## Directions for this task:
Copy each line where the word "Give" occurs.

## Input records:

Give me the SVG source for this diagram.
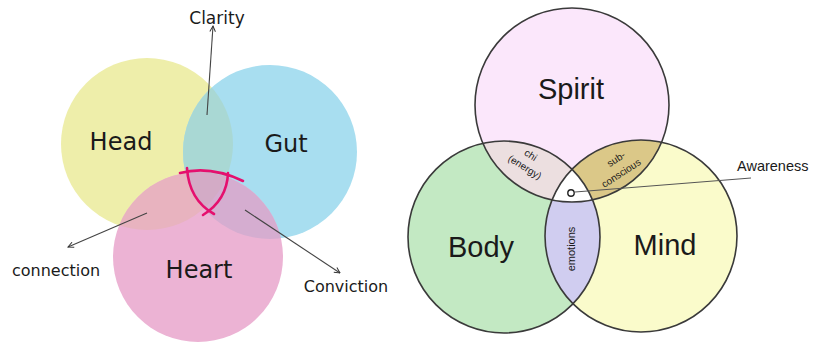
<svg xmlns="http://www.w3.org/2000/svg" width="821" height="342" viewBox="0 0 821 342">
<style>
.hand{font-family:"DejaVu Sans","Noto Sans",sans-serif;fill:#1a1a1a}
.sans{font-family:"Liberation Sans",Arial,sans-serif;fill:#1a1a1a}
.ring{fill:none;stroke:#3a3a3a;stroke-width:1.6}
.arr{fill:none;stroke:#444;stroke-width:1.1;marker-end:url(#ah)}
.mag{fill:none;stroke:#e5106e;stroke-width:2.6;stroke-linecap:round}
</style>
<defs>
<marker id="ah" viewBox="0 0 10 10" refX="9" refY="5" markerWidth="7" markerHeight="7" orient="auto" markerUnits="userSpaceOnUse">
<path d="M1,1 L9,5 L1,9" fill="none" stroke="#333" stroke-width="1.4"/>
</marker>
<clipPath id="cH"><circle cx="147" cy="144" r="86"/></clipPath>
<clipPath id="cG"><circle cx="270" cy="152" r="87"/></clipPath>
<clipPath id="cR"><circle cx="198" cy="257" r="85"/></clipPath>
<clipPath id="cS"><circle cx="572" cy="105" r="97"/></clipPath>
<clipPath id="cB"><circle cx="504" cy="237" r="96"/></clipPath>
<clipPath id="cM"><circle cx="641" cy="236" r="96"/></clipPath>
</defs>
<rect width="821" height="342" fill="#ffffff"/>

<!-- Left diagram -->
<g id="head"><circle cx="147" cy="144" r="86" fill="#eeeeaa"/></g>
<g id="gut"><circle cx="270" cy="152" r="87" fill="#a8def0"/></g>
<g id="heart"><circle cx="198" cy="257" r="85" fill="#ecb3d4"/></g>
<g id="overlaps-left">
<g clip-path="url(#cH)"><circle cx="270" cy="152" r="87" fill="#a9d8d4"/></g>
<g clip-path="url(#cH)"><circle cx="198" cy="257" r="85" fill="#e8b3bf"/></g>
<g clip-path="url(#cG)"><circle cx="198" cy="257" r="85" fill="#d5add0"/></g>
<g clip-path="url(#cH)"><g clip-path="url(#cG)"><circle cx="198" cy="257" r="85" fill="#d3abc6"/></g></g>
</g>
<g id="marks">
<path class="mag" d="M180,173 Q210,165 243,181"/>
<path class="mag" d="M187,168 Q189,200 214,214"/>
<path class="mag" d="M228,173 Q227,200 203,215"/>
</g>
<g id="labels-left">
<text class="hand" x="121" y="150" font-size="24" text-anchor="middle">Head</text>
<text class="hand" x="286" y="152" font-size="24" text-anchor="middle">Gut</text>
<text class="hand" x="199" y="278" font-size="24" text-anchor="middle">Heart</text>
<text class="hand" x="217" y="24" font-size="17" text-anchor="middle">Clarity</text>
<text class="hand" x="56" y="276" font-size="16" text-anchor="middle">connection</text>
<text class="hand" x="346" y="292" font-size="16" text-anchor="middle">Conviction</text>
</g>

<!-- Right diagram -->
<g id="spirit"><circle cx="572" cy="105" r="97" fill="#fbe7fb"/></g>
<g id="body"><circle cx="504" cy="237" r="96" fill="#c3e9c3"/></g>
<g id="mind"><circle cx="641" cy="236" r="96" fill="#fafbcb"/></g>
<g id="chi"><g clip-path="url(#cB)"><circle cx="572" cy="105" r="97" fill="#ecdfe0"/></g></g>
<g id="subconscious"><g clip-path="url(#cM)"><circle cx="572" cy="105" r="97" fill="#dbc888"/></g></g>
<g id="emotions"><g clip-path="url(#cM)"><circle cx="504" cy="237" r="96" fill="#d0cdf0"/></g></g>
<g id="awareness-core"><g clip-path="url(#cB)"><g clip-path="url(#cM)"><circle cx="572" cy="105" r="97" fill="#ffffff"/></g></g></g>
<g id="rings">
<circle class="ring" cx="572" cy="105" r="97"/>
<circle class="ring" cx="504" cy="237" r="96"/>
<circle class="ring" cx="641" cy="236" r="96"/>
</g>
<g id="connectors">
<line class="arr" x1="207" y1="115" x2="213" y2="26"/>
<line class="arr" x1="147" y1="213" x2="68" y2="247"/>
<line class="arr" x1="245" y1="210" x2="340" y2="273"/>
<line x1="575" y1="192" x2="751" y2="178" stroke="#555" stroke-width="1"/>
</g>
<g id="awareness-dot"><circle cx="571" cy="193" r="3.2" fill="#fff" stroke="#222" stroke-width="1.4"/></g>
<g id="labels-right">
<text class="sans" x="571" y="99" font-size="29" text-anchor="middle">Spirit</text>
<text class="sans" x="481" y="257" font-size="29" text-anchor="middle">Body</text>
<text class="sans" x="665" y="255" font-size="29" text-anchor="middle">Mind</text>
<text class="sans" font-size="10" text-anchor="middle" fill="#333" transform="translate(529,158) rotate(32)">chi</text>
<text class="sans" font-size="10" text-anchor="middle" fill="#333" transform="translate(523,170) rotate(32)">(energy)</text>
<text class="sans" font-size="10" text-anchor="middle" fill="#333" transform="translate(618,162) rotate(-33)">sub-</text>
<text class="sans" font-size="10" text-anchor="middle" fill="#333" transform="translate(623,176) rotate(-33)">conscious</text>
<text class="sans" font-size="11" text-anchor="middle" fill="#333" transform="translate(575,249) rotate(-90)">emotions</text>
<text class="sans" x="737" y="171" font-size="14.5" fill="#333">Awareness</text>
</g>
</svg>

---

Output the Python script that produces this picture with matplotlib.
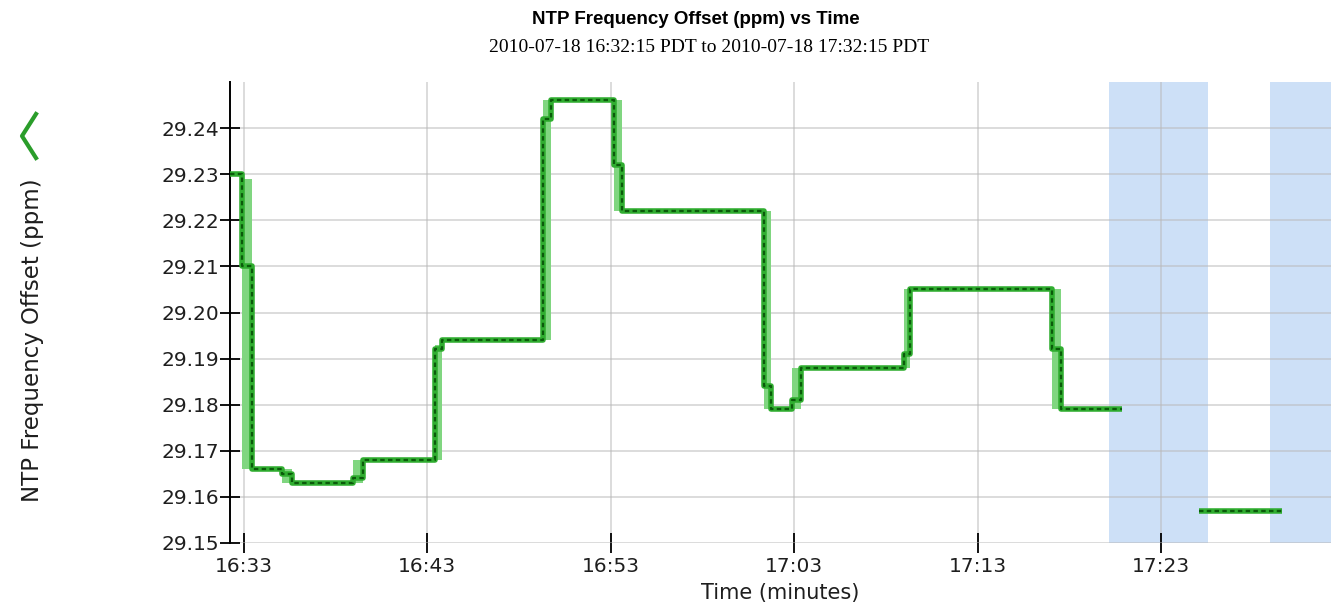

--

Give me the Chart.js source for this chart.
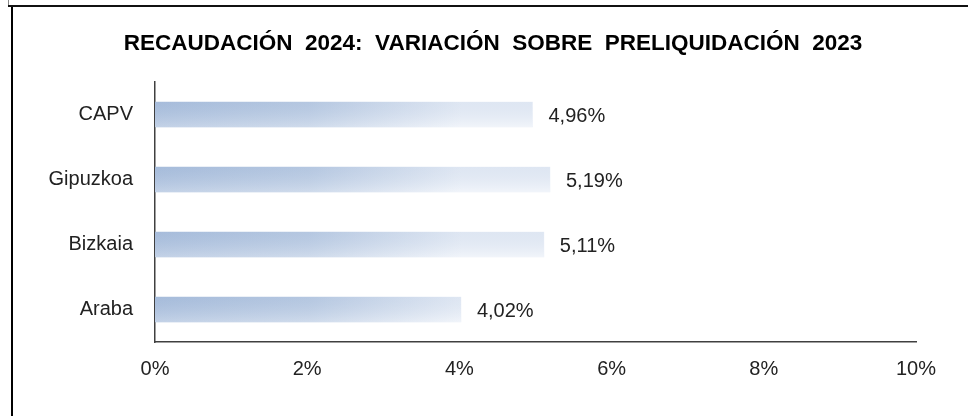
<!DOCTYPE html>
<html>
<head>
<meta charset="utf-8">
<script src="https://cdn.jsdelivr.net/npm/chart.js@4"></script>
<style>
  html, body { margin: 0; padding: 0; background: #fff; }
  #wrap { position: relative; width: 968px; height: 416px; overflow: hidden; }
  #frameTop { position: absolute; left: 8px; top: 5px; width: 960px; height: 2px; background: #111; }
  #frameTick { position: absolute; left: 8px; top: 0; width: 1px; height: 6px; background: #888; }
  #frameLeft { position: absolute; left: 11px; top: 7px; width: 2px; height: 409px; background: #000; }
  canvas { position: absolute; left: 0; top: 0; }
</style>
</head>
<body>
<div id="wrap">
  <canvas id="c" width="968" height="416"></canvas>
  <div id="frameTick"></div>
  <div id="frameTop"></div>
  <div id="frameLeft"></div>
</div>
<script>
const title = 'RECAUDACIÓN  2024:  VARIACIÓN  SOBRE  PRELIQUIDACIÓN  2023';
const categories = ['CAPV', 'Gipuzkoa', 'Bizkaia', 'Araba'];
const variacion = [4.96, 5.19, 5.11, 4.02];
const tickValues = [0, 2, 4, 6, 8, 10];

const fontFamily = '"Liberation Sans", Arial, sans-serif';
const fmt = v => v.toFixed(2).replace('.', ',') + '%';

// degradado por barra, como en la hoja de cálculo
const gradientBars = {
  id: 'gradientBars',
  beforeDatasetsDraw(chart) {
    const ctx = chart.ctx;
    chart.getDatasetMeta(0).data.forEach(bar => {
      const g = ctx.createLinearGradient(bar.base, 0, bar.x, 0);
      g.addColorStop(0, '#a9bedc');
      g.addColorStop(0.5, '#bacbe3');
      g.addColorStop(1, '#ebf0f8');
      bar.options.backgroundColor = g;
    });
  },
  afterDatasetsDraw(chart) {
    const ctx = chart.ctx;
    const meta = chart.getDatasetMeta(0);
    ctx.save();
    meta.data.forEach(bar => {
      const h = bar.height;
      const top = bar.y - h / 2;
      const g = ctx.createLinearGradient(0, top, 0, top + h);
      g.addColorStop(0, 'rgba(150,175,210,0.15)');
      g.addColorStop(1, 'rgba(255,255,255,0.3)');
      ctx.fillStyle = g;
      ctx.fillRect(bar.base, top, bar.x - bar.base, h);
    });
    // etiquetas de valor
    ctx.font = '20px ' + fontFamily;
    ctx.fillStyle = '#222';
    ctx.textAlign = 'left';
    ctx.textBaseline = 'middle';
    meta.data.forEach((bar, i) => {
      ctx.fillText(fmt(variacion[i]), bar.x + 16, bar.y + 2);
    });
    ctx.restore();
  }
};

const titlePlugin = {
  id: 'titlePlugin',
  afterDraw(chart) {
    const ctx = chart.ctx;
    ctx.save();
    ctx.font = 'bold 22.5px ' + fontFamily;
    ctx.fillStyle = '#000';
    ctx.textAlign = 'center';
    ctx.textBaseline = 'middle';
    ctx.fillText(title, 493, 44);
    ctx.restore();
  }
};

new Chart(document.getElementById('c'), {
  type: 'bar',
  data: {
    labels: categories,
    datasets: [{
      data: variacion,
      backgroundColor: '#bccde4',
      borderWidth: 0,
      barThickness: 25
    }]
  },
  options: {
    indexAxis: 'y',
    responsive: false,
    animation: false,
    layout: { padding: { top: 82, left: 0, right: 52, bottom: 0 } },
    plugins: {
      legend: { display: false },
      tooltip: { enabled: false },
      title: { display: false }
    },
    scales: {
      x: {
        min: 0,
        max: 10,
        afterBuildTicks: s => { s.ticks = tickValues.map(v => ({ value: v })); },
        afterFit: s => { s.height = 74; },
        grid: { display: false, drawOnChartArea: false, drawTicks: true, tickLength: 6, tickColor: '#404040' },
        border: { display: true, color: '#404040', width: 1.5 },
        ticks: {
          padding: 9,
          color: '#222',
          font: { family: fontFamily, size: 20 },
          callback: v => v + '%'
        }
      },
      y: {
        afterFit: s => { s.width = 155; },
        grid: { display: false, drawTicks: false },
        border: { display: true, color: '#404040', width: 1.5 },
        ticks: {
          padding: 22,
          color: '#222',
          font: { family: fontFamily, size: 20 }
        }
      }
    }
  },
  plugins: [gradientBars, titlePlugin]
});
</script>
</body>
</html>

## Result:
Give me the SVG source for this diagram.
Give me the Chart.js source for this chart.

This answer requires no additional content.